» SHORT EXERCISE
Beginning with the line that contains "Write the matplotlib code for this chart.", retype the entries below exactly, ending with the line that contains "plt.rcParams['font.family'] = ['Liberation". Leave out any pictures.

» GIVEN RECORDS
---*---

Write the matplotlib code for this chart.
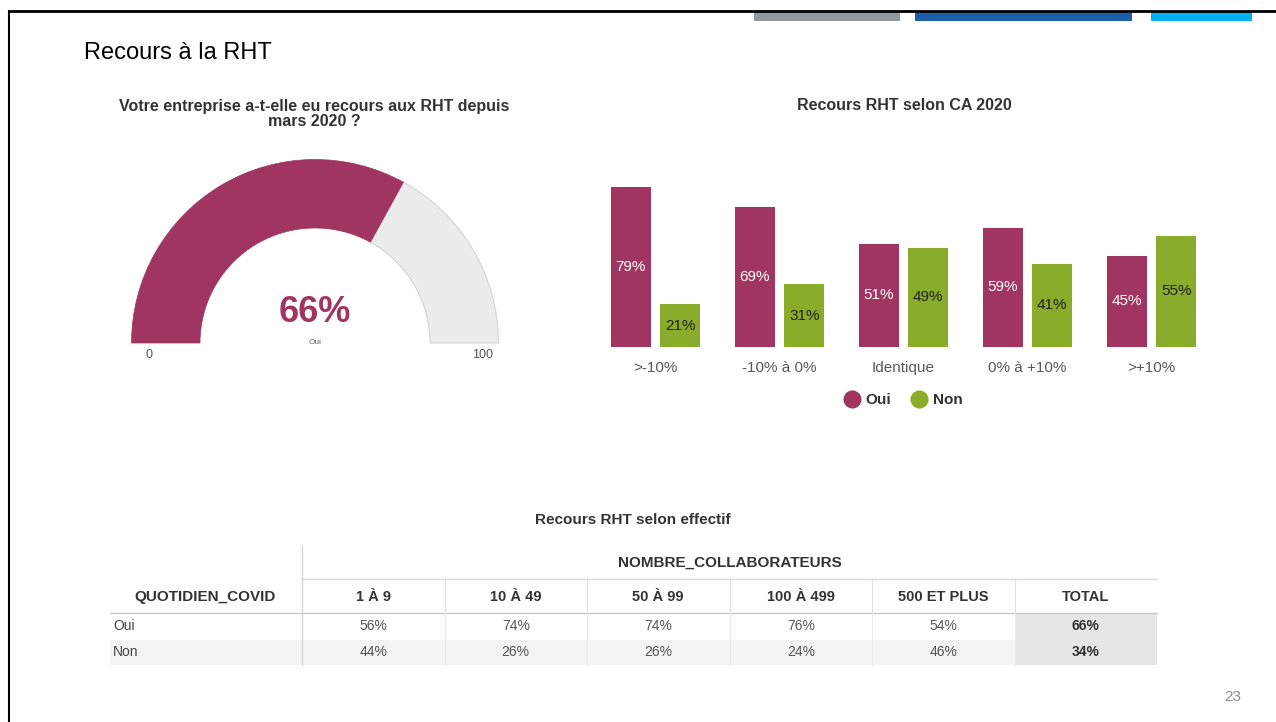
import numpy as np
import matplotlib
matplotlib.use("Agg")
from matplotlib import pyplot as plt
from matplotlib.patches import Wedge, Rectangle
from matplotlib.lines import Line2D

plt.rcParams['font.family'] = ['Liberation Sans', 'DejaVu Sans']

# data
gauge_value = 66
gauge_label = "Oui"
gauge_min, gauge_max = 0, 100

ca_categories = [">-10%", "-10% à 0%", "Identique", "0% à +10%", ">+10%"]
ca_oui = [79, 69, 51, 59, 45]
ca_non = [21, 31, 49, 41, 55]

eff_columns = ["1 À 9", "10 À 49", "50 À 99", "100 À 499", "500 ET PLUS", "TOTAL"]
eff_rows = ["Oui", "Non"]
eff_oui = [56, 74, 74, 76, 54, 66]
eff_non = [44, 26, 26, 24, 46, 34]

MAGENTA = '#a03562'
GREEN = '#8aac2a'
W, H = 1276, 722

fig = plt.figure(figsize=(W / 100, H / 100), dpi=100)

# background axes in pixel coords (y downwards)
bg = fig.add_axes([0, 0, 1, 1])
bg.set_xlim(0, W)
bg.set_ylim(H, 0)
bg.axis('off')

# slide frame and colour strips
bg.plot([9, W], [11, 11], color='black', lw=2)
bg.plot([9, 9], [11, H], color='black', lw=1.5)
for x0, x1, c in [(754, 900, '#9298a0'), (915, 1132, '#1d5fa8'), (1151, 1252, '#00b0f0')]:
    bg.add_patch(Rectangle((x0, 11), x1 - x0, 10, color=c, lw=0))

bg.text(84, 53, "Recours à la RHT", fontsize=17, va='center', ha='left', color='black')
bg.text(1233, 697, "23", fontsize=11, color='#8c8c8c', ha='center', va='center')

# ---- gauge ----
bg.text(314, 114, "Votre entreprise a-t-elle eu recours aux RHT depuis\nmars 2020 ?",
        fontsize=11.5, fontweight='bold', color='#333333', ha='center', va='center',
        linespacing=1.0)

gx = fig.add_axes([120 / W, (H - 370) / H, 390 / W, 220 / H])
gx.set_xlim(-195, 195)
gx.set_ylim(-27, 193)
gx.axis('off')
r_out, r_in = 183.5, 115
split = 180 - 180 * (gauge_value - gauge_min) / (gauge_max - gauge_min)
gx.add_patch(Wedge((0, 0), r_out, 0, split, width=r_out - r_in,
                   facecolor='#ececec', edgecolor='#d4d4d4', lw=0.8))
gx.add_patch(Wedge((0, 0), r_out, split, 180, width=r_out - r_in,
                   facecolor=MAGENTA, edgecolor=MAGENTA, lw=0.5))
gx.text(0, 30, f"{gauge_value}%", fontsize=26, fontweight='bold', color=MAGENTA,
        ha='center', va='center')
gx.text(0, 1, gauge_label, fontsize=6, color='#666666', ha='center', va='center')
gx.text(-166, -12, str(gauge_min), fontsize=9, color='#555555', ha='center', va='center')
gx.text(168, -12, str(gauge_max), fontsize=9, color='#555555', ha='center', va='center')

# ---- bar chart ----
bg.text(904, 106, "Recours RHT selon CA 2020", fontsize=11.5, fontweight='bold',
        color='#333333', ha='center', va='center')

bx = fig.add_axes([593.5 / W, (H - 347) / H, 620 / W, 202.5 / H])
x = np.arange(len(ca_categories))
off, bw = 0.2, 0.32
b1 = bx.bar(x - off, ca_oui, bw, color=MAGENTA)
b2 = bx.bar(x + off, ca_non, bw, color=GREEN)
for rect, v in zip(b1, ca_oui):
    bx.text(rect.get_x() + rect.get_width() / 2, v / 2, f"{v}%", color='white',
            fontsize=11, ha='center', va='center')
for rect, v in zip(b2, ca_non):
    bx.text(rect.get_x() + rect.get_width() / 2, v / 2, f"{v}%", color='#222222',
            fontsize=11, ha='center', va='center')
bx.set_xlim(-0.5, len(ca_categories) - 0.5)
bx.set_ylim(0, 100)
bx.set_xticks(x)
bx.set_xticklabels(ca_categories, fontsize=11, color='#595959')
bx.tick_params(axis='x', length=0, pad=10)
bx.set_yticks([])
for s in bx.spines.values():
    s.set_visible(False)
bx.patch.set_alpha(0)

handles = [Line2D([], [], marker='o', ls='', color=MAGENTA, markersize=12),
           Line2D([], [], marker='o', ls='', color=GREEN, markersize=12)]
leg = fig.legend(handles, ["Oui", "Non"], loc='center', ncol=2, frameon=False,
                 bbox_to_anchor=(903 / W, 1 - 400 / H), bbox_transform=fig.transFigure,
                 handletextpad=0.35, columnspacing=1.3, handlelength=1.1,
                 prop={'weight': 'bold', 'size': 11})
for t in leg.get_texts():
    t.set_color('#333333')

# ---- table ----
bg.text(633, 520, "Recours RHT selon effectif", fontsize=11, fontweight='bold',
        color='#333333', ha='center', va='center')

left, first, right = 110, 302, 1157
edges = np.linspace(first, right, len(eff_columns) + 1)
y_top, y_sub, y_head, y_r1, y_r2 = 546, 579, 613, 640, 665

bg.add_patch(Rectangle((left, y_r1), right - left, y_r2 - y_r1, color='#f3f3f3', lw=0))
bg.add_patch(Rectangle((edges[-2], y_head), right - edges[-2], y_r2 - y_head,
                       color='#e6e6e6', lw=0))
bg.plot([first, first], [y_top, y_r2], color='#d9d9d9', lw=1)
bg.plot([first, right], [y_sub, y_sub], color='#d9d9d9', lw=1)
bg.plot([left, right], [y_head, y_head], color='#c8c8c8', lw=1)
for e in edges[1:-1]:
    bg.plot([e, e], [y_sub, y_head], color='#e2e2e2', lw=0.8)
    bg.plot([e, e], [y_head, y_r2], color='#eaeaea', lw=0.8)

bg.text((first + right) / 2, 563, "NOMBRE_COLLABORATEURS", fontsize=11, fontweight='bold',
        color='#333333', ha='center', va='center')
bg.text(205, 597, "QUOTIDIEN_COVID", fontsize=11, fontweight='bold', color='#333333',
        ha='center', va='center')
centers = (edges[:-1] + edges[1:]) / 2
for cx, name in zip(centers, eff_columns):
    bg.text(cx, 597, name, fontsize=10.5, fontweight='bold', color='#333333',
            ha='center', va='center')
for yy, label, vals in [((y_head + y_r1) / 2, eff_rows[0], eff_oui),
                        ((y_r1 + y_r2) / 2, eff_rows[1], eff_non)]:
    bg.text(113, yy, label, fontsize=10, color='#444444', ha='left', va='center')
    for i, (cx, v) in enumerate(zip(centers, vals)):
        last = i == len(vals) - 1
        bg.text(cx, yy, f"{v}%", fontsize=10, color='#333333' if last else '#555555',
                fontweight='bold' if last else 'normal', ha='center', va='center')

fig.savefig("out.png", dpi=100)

---*---

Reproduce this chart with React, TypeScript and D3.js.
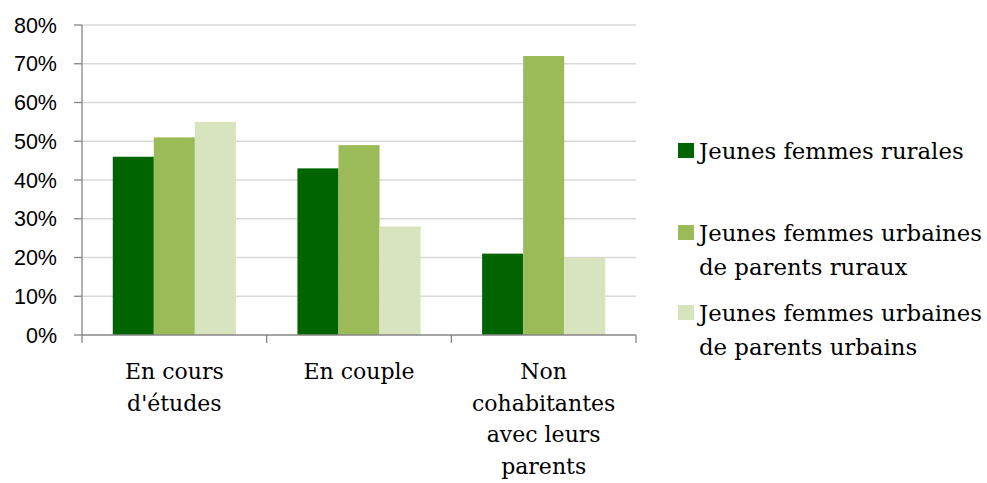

---*---

» COMPLETED TASK
Write the matplotlib code for this chart.
import numpy as np
import matplotlib
matplotlib.use("Agg")
from matplotlib import pyplot as plt
from matplotlib.patches import Wedge, Rectangle
from matplotlib.lines import Line2D

plt.rcParams['font.family'] = ['Liberation Sans', 'DejaVu Sans']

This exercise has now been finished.